● **Objective**:
Reproduce, exactly and in full, the lines from the one with "Output the Python" through the one with "ax = fig.add_axes([0, 0, 1, 1])" in the data below; drop pictures.

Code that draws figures
╔══
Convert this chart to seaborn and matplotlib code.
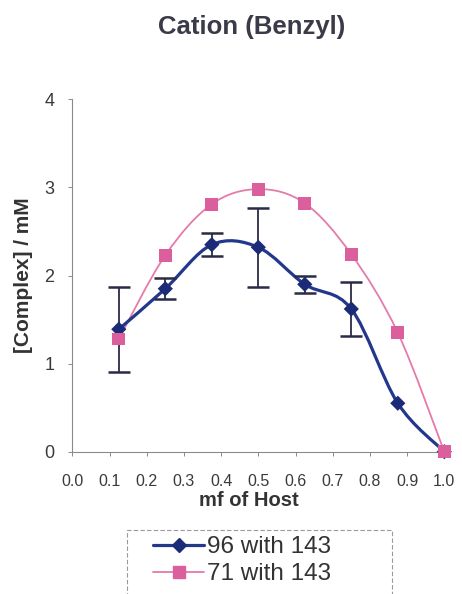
import numpy as np
import pandas as pd
import seaborn as sns
import matplotlib
matplotlib.use("Agg")
import matplotlib.pyplot as plt
from matplotlib.path import Path
from matplotlib.patches import PathPatch, Rectangle
from matplotlib.lines import Line2D

# Mole fraction of host
mf_host = [0.125, 0.25, 0.375, 0.5, 0.625, 0.75, 0.875, 1.0]
# [Complex] / mM for each host-guest pair
complex_96_143 = [1.39, 1.85, 2.35, 2.32, 1.90, 1.62, 0.55, 0.0]
err_96_143 = [0.48, 0.12, 0.13, 0.45, 0.10, 0.31, 0.0, 0.0]
complex_71_143 = [1.28, 2.23, 2.81, 2.98, 2.82, 2.24, 1.35, 0.0]

x_ticks = [0.0, 0.1, 0.2, 0.3, 0.4, 0.5, 0.6, 0.7, 0.8, 0.9, 1.0]
x_ticklabels = ["0.0", "0.1", "0.2", "0.3", "0.4", "0.5", "0.6", "0.7", "0.8", "0.9", "1.0"]
y_ticks = [0, 1, 2, 3, 4]

BLUE_LINE = "#23378c"
BLUE_MARK = "#1b2b78"
PINK_LINE = "#e57aab"
PINK_MARK = "#dc5f9d"
ERR_COLOR = "#2b2b45"

sns.set_theme(style="white")
plt.rcParams["font.family"] = ["Liberation Sans", "DejaVu Sans"]

df = pd.DataFrame({
    "mf": mf_host * 2,
    "complex": complex_96_143 + complex_71_143,
    "series": ["96 with 143"] * len(mf_host) + ["71 with 143"] * len(mf_host),
})

fig = plt.figure(figsize=(4.62, 5.94), dpi=100)
ax = fig.add_axes([72.3 / 462, 1 - 451.7 / 594, (444.3 - 72.3) / 462, (451.7 - 99.3) / 594])


def smooth_path(xs, ys):
    """Bezier path through the points, spreadsheet-style smoothing."""
    pts = np.column_stack([xs, ys])
    n = len(pts)
    verts = [pts[0]]
    codes = [Path.MOVETO]
    for i in range(n - 1):
        p0 = pts[i - 1] if i > 0 else pts[i]
        p1 = pts[i]
        p2 = pts[i + 1]
        p3 = pts[i + 2] if i + 2 < n else pts[i + 1]
        c1 = p1 + (p2 - p0) / 6.0
        c2 = p2 - (p3 - p1) / 6.0
        verts += [c1, c2, p2]
        codes += [Path.CURVE4] * 3
    return Path(verts, codes)


ax.add_patch(PathPatch(smooth_path(mf_host, complex_71_143), facecolor="none",
                       edgecolor=PINK_LINE, lw=1.3, zorder=2, clip_on=False))
ax.add_patch(PathPatch(smooth_path(mf_host, complex_96_143), facecolor="none",
                       edgecolor=BLUE_LINE, lw=2.3, zorder=3, clip_on=False))

# Error bars only where a deviation was measured
has_err = [e > 0 for e in err_96_143]
ax.errorbar([x for x, h in zip(mf_host, has_err) if h],
            [y for y, h in zip(complex_96_143, has_err) if h],
            yerr=[e for e, h in zip(err_96_143, has_err) if h], fmt="none",
            ecolor=ERR_COLOR, elinewidth=1.3, capsize=8, capthick=1.8, zorder=4)

sns.scatterplot(data=df, x="mf", y="complex", hue="series", style="series",
                markers={"96 with 143": "D", "71 with 143": "s"},
                palette={"96 with 143": BLUE_MARK, "71 with 143": PINK_MARK},
                size="series", sizes={"96 with 143": 60, "71 with 143": 85},
                edgecolor="none", linewidth=0, legend=False, ax=ax,
                zorder=5, clip_on=False)

ax.set_xlim(0, 1.0)
ax.set_ylim(0, 4)
ax.set_xticks(x_ticks)
ax.set_xticklabels(x_ticklabels)
ax.set_yticks(y_ticks)

for side in ["top", "right"]:
    ax.spines[side].set_visible(False)
for side in ["left", "bottom"]:
    ax.spines[side].set_color("#8a8a8a")
    ax.spines[side].set_linewidth(0.8)

ax.tick_params(axis="both", which="major", direction="out", length=3, width=0.7,
               color="#8a8a8a", labelcolor="#3a3a3a")
ax.tick_params(axis="x", labelsize=11.5, pad=13)
ax.tick_params(axis="y", labelsize=13, pad=10)
ax.tick_params(left=True, bottom=True)

ax.set_xlabel("mf of Host", fontsize=14.5, fontweight="bold", color="#333333")
ax.xaxis.set_label_coords(0.475, -0.112)
ax.set_ylabel("[Complex] / mM", fontsize=15, fontweight="bold", color="#333333", labelpad=8)

fig.text(252 / 462, 1 - 27 / 594, "Cation (Benzyl)", ha="center", va="center",
         fontsize=18.5, fontweight="bold", color="#3a3a48")

# Legend box
fig.patches.append(Rectangle((127 / 462, -0.05), (392 - 127) / 462, 0.05 + (594 - 530) / 594,
                             transform=fig.transFigure, facecolor="white",
                             edgecolor="#9a9a9a", lw=0.8, linestyle=(0, (4, 2))))
handles = [
    Line2D([], [], color=BLUE_LINE, lw=2.3, marker="D", markersize=7.5,
           markerfacecolor=BLUE_MARK, markeredgecolor=BLUE_MARK),
    Line2D([], [], color=PINK_LINE, lw=1.3, marker="s", markersize=9,
           markerfacecolor=PINK_MARK, markeredgecolor=PINK_MARK),
]
fig.legend(handles, ["96 with 143", "71 with 143"], loc="upper left",
           bbox_to_anchor=(141 / 462, 1 - 524 / 594), frameon=False,
           fontsize=17.5, handlelength=2.1, handletextpad=0.1, labelspacing=0.2,
           borderpad=0, labelcolor="#333333")

fig.savefig("out.png", dpi=100)
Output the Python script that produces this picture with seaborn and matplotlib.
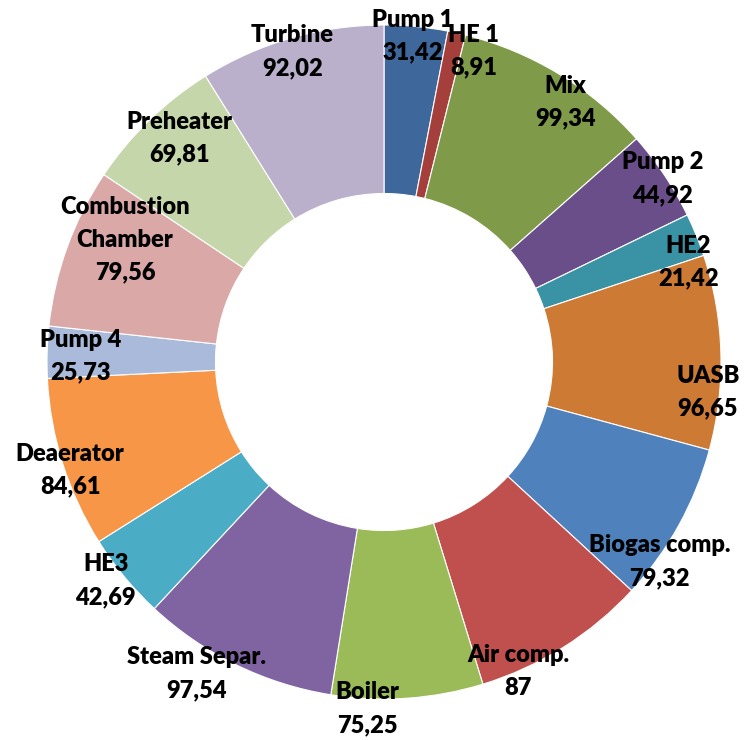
import numpy as np
import matplotlib
matplotlib.use("Agg")
import matplotlib.pyplot as plt
import seaborn as sns

# Component names and their values (clockwise from 12 o'clock)
components = ["Pump 1", "HE 1", "Mix", "Pump 2", "HE2", "UASB", "Biogas comp.",
              "Air comp.", "Boiler", "Steam Separ.", "HE3", "Deaerator", "Pump 4",
              "Combustion\nChamber", "Preheater", "Turbine"]
values = [31.42, 8.91, 99.34, 44.92, 21.42, 96.65, 79.32,
          87, 75.25, 97.54, 42.69, 84.61, 25.73,
          79.56, 69.81, 92.02]

# Slice colours
colors = ["#3E689C", "#A43F3C", "#7F9A48", "#6A4E8A", "#3A92A5", "#CD7A35",
          "#4F81BD", "#C0504D", "#9BBB59", "#8064A2", "#4BACC6", "#F79646",
          "#A9BADA", "#D9A8A7", "#C5D6AA", "#BAB0CB"]

# Label placement: radial distance (in outer radii) and angular nudge (degrees)
label_r = [0.97, 0.96, 0.94, 0.99, 0.95, 0.965, 1.01,
           1.00, 1.03, 1.08, 1.05, 0.985, 0.90,
           0.85, 0.90, 0.96]
label_nudge = [0.5, -3.6, -3.7, -0.3, -4.0, -7.0, -7.0,
               -8.7, -6.8, -5.0, -1.5, 1.5, 0.6,
               -5.3, -1.6, 0.5]

sns.set_style("white")
palette = sns.color_palette(colors)
plt.rcParams["font.family"] = ["Lato", "DejaVu Sans"]

W, H = 749, 740
fig = plt.figure(figsize=(W / 100, H / 100), dpi=100)
ax = fig.add_axes([0, 0, 1, 1])

wedges, _ = ax.pie(values, colors=palette, startangle=90, counterclock=False,
                   radius=1.0,
                   wedgeprops=dict(width=0.5, edgecolor="white", linewidth=0.8))

# Text labels: name and value with decimal comma
for w, name, v, r, dn in zip(wedges, components, values, label_r, label_nudge):
    mid = np.deg2rad((w.theta1 + w.theta2) / 2 + dn)
    txt = name + "\n" + f"{v:g}".replace(".", ",")
    ax.text(r * np.cos(mid), r * np.sin(mid), txt, ha="center", va="center",
            fontsize=17, fontweight="heavy", color="black", linespacing=1.6)

# Map data units to pixels: centre at (384, 362) px, outer radius 337 px
R, cx, cy = 337.0, 384.0, 362.0
ax.set_xlim(-cx / R, (W - cx) / R)
ax.set_ylim(-(H - cy) / R, cy / R)
ax.axis("off")

fig.savefig("out.png", dpi=100, facecolor="white")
╚══
● **Written solution**:
Output the Python script that produces this picture with seaborn and matplotlib.
import numpy as np
import matplotlib
matplotlib.use("Agg")
import matplotlib.pyplot as plt
import seaborn as sns

# Component names and their values (clockwise from 12 o'clock)
components = ["Pump 1", "HE 1", "Mix", "Pump 2", "HE2", "UASB", "Biogas comp.",
              "Air comp.", "Boiler", "Steam Separ.", "HE3", "Deaerator", "Pump 4",
              "Combustion\nChamber", "Preheater", "Turbine"]
values = [31.42, 8.91, 99.34, 44.92, 21.42, 96.65, 79.32,
          87, 75.25, 97.54, 42.69, 84.61, 25.73,
          79.56, 69.81, 92.02]

# Slice colours
colors = ["#3E689C", "#A43F3C", "#7F9A48", "#6A4E8A", "#3A92A5", "#CD7A35",
          "#4F81BD", "#C0504D", "#9BBB59", "#8064A2", "#4BACC6", "#F79646",
          "#A9BADA", "#D9A8A7", "#C5D6AA", "#BAB0CB"]

# Label placement: radial distance (in outer radii) and angular nudge (degrees)
label_r = [0.97, 0.96, 0.94, 0.99, 0.95, 0.965, 1.01,
           1.00, 1.03, 1.08, 1.05, 0.985, 0.90,
           0.85, 0.90, 0.96]
label_nudge = [0.5, -3.6, -3.7, -0.3, -4.0, -7.0, -7.0,
               -8.7, -6.8, -5.0, -1.5, 1.5, 0.6,
               -5.3, -1.6, 0.5]

sns.set_style("white")
palette = sns.color_palette(colors)
plt.rcParams["font.family"] = ["Lato", "DejaVu Sans"]

W, H = 749, 740
fig = plt.figure(figsize=(W / 100, H / 100), dpi=100)
ax = fig.add_axes([0, 0, 1, 1])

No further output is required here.